↓↓↓

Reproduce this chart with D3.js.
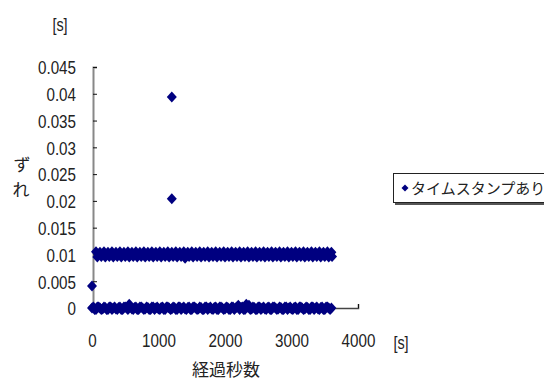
<!DOCTYPE html>
<html>
<head>
<meta charset="utf-8">
<script src="https://cdn.jsdelivr.net/npm/d3@7"></script>
<style>
  body { margin: 0; background: #fff; }
  .tick text { font-family: "Liberation Sans", sans-serif; font-size: 19px; fill: #222; }
  .jp { font-family: "Noto Sans CJK JP", sans-serif; fill: #222; }
</style>
</head>
<body>
<div id="chart"></div>
<script>
const seriesName = 'タイムスタンプあり';
const xTicks = [0, 1000, 2000, 3000, 4000];
const yTicks = [0, 0.005, 0.01, 0.015, 0.02, 0.025, 0.03, 0.035, 0.04, 0.045];
const yTickLabels = ['0', '0.005', '0.01', '0.015', '0.02', '0.025', '0.03', '0.035', '0.04', '0.045'];

// elapsed seconds of the samples
const lowTimes = [0, 40, 80, 120, 160, 200, 240, 280, 320, 360, 400, 440, 480, 520, 560, 600, 640, 680, 720, 760,
  800, 840, 880, 920, 960, 1000, 1040, 1080, 1120, 1160, 1200, 1240, 1280, 1320, 1360, 1400, 1440, 1480, 1520, 1560,
  1600, 1640, 1680, 1720, 1760, 1800, 1840, 1880, 1920, 1960, 2000, 2040, 2080, 2120, 2160, 2200, 2240, 2280, 2320, 2360,
  2400, 2440, 2480, 2520, 2560, 2600, 2640, 2680, 2720, 2760, 2800, 2840, 2880, 2920, 2960, 3000, 3040, 3080, 3120, 3160,
  3200, 3240, 3280, 3320, 3360, 3400, 3440, 3480, 3520, 3560, 3600];
const lowValues = [0, -0.0003, 0.0002, 0, -0.0002, 0.0001, -0.0003, 0.0002, 0, -0.0002, 0.0001, -0.0003, 0.0002, 0, 0.0007, -0.0002, 0.0001, -0.0003, 0.0002, 0,
  -0.0002, 0.0001, -0.0003, 0.0002, 0, -0.0002, 0.0001, -0.0003, 0.0002, 0, -0.0002, 0.0001, -0.0003, 0.0002, 0, -0.0002, 0.0001, -0.0003, 0.0002, 0,
  -0.0002, 0.0001, -0.0003, 0.0002, 0, -0.0002, 0.0001, -0.0003, 0.0002, 0, -0.0002, 0.0001, -0.0003, 0.0002, 0, 0.0005, 0.0001, -0.0003, 0.0007, 0.0005,
  -0.0002, 0.0001, -0.0003, 0.0002, 0, -0.0002, 0.0001, -0.0003, 0.0002, 0, -0.0002, 0.0001, -0.0003, 0.0002, 0, -0.0002, 0.0001, -0.0003, 0.0002, 0,
  -0.0002, 0.0001, -0.0003, 0.0002, 0, -0.0002, 0.0001, -0.0003, 0.0002, 0, 0];
const lowTimesB = [20, 60, 100, 140, 180, 220, 260, 300, 340, 380, 420, 460, 500, 540, 580, 620, 660, 700, 740, 780,
  820, 860, 900, 940, 980, 1020, 1060, 1100, 1140, 1180, 1220, 1260, 1300, 1340, 1380, 1420, 1460, 1500, 1540, 1580,
  1620, 1660, 1700, 1740, 1780, 1820, 1860, 1900, 1940, 1980, 2020, 2060, 2100, 2140, 2180, 2220, 2260, 2300, 2340, 2380,
  2420, 2460, 2500, 2540, 2580, 2620, 2660, 2700, 2740, 2780, 2820, 2860, 2900, 2940, 2980, 3020, 3060, 3100, 3140, 3180,
  3220, 3260, 3300, 3340, 3380, 3420, 3460, 3500, 3540, 3580];
const lowValuesB = [0.0002, -0.0003, 0.0002, -0.0003, 0.0002, -0.0003, 0.0002, -0.0003, 0.0002, -0.0003, 0.0002, -0.0003, 0.0002, -0.0003, 0.0002, -0.0003, 0.0002, -0.0003, 0.0002, -0.0003,
  0.0002, -0.0003, 0.0002, -0.0003, 0.0002, -0.0003, 0.0002, -0.0003, 0.0002, -0.0003, 0.0002, -0.0003, 0.0002, -0.0003, 0.0002, -0.0003, 0.0002, -0.0003, 0.0002, -0.0003,
  0.0002, -0.0003, 0.0002, -0.0003, 0.0002, -0.0003, 0.0002, -0.0003, 0.0002, -0.0003, 0.0002, -0.0003, 0.0002, -0.0003, 0.0002, -0.0003, 0.0002, -0.0003, 0.0002, -0.0003,
  0.0002, -0.0003, 0.0002, -0.0003, 0.0002, -0.0003, 0.0002, -0.0003, 0.0002, -0.0003, 0.0002, -0.0003, 0.0002, -0.0003, 0.0002, -0.0003, 0.0002, -0.0003, 0.0002, -0.0003,
  0.0002, -0.0003, 0.0002, -0.0003, 0.0002, -0.0003, 0.0002, -0.0003, 0.0002, -0.0003];
const highTimes = [60, 80, 120, 140, 180, 200, 240, 260, 300, 320, 360, 380, 420, 440, 480, 500, 540, 560, 600, 620,
  660, 680, 720, 740, 780, 800, 840, 860, 900, 920, 960, 980, 1020, 1040, 1080, 1100, 1140, 1160, 1200, 1220,
  1260, 1280, 1320, 1340, 1380, 1400, 1440, 1460, 1500, 1520, 1560, 1580, 1620, 1640, 1680, 1700, 1740, 1760, 1800, 1820,
  1860, 1880, 1920, 1940, 1980, 2000, 2040, 2060, 2100, 2120, 2160, 2180, 2220, 2240, 2280, 2300, 2340, 2360, 2400, 2420,
  2460, 2480, 2520, 2540, 2580, 2600, 2640, 2660, 2700, 2720, 2760, 2780, 2820, 2840, 2880, 2900, 2940, 2960, 3000, 3020,
  3060, 3080, 3120, 3140, 3180, 3200, 3240, 3260, 3300, 3320, 3360, 3380, 3420, 3440, 3480, 3500, 3540, 3560, 3600, 3610];
const highValues = [0.0105, 0.0095, 0.0104, 0.0096, 0.0105, 0.0095, 0.0104, 0.0096, 0.0105, 0.0095, 0.0104, 0.0096, 0.0105, 0.0095, 0.0104, 0.0096, 0.0105, 0.0095, 0.0104, 0.0096,
  0.0105, 0.0095, 0.0104, 0.0096, 0.0105, 0.0095, 0.0104, 0.0096, 0.0105, 0.0095, 0.0104, 0.0096, 0.0105, 0.0095, 0.0104, 0.0096, 0.0105, 0.0095, 0.0104, 0.0096,
  0.0105, 0.0095, 0.0104, 0.0096, 0.0105, 0.0093, 0.0104, 0.0096, 0.0105, 0.0095, 0.0104, 0.0096, 0.0105, 0.0095, 0.0104, 0.0096, 0.0105, 0.0095, 0.0104, 0.0096,
  0.0105, 0.0095, 0.0104, 0.0096, 0.0105, 0.0095, 0.0104, 0.0096, 0.0105, 0.0095, 0.0104, 0.0096, 0.0105, 0.0095, 0.0104, 0.0096, 0.0105, 0.0095, 0.0104, 0.0096,
  0.0105, 0.0095, 0.0104, 0.0096, 0.0105, 0.0095, 0.0104, 0.0096, 0.0105, 0.0095, 0.0104, 0.0096, 0.0105, 0.0095, 0.0104, 0.0096, 0.0105, 0.0095, 0.0104, 0.0096,
  0.0105, 0.0095, 0.0104, 0.0096, 0.0105, 0.0095, 0.0104, 0.0096, 0.0105, 0.0095, 0.0104, 0.0096, 0.0105, 0.0095, 0.0104, 0.0096, 0.0105, 0.0095, 0.0104, 0.0096];
const outlierTimes = [0, 1200, 1200];
const outlierValues = [0.0041, 0.0204, 0.0394];

const width = 544, height = 383;
const plot = { left: 92, right: 358, top: 67, bottom: 308 };
const color = '#000080';
const narrow = 0.8;

const svg = d3.select('#chart').append('svg')
  .attr('width', width)
  .attr('height', height);

const x = d3.scaleLinear().domain([0, 4000]).range([plot.left, plot.right]);
const y = d3.scaleLinear().domain([0, 0.045]).range([plot.bottom, plot.top]);

// squeeze tick labels horizontally to look like the condensed original font
function condense(sel) {
  sel.each(function () {
    const t = d3.select(this);
    const tx = +t.attr('x') || 0;
    const ty = +t.attr('y') || 0;
    t.attr('x', 0).attr('y', 0)
      .attr('transform', `translate(${tx},${ty}) scale(${narrow},1)`);
  });
}

// y axis
const yAxis = svg.append('g')
  .attr('transform', `translate(${plot.left + 1},0)`)
  .call(d3.axisLeft(y).tickValues(yTicks).tickSize(-4).tickPadding(17)
    .tickFormat((d, i) => yTickLabels[i]));
yAxis.select('.domain').attr('stroke', '#888').attr('stroke-width', 2);
yAxis.selectAll('.tick line').attr('stroke', '#111');
yAxis.selectAll('.tick text').attr('dy', '0.36em').call(condense);

// x axis
const xAxis = svg.append('g')
  .attr('transform', `translate(0,${plot.bottom})`)
  .call(d3.axisBottom(x).tickValues(xTicks).tickSize(-4).tickPadding(26)
    .tickFormat(d3.format('d')));
xAxis.select('.domain').attr('stroke', '#444').attr('stroke-width', 1.5);
xAxis.selectAll('.tick line').attr('stroke', '#111');
xAxis.selectAll('.tick text').call(condense);

// points
const diamond = 'M0,-5.5L5,0L0,5.5L-5,0Z';
const points = [];
lowTimes.forEach((t, i) => points.push([t, lowValues[i]]));
lowTimesB.forEach((t, i) => points.push([t, lowValuesB[i]]));
highTimes.forEach((t, i) => points.push([t, highValues[i]]));
outlierTimes.forEach((t, i) => points.push([t, outlierValues[i]]));

svg.append('g').selectAll('path')
  .data(points)
  .enter()
  .append('path')
  .attr('d', diamond)
  .attr('transform', d => `translate(${x(d[0])},${y(d[1])})`)
  .attr('fill', color);

// unit labels
svg.append('text')
  .attr('transform', `translate(60,31) scale(${narrow},1)`)
  .attr('text-anchor', 'middle')
  .style('font-family', '"Liberation Sans", sans-serif')
  .style('font-size', '18px').style('fill', '#222')
  .text('[s]');
svg.append('text')
  .attr('transform', `translate(401,349) scale(${narrow},1)`)
  .attr('text-anchor', 'middle')
  .style('font-family', '"Liberation Sans", sans-serif')
  .style('font-size', '18px').style('fill', '#222')
  .text('[s]');

// axis titles
svg.append('text').attr('class', 'jp')
  .attr('x', 226).attr('y', 376)
  .attr('text-anchor', 'middle')
  .style('font-size', '17px')
  .text('経過秒数');
svg.append('text').attr('class', 'jp')
  .attr('x', 22).attr('y', 171)
  .attr('text-anchor', 'middle')
  .style('font-size', '17px')
  .text('ず');
svg.append('text').attr('class', 'jp')
  .attr('x', 21).attr('y', 196)
  .attr('text-anchor', 'middle')
  .style('font-size', '17px')
  .text('れ');

// legend
const legend = svg.append('g');
legend.append('rect')
  .attr('x', 395).attr('y', 175).attr('width', 160).attr('height', 30)
  .attr('fill', '#555');
legend.append('rect')
  .attr('x', 393.5).attr('y', 173.5).attr('width', 160).attr('height', 29)
  .attr('fill', '#fff').attr('stroke', '#222').attr('stroke-width', 1);
legend.append('path')
  .attr('d', 'M0,-3.5L3.5,0L0,3.5L-3.5,0Z')
  .attr('transform', 'translate(405,188)')
  .attr('fill', color);
legend.append('text').attr('class', 'jp')
  .attr('x', 411).attr('y', 194)
  .style('font-size', '15px')
  .text(seriesName);
</script>
</body>
</html>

↑↑↑

### DIRECTIONS
Each line of the material above either contains the word "chart" or does not; state how many do, and nothing else.

### FINAL RESULT
3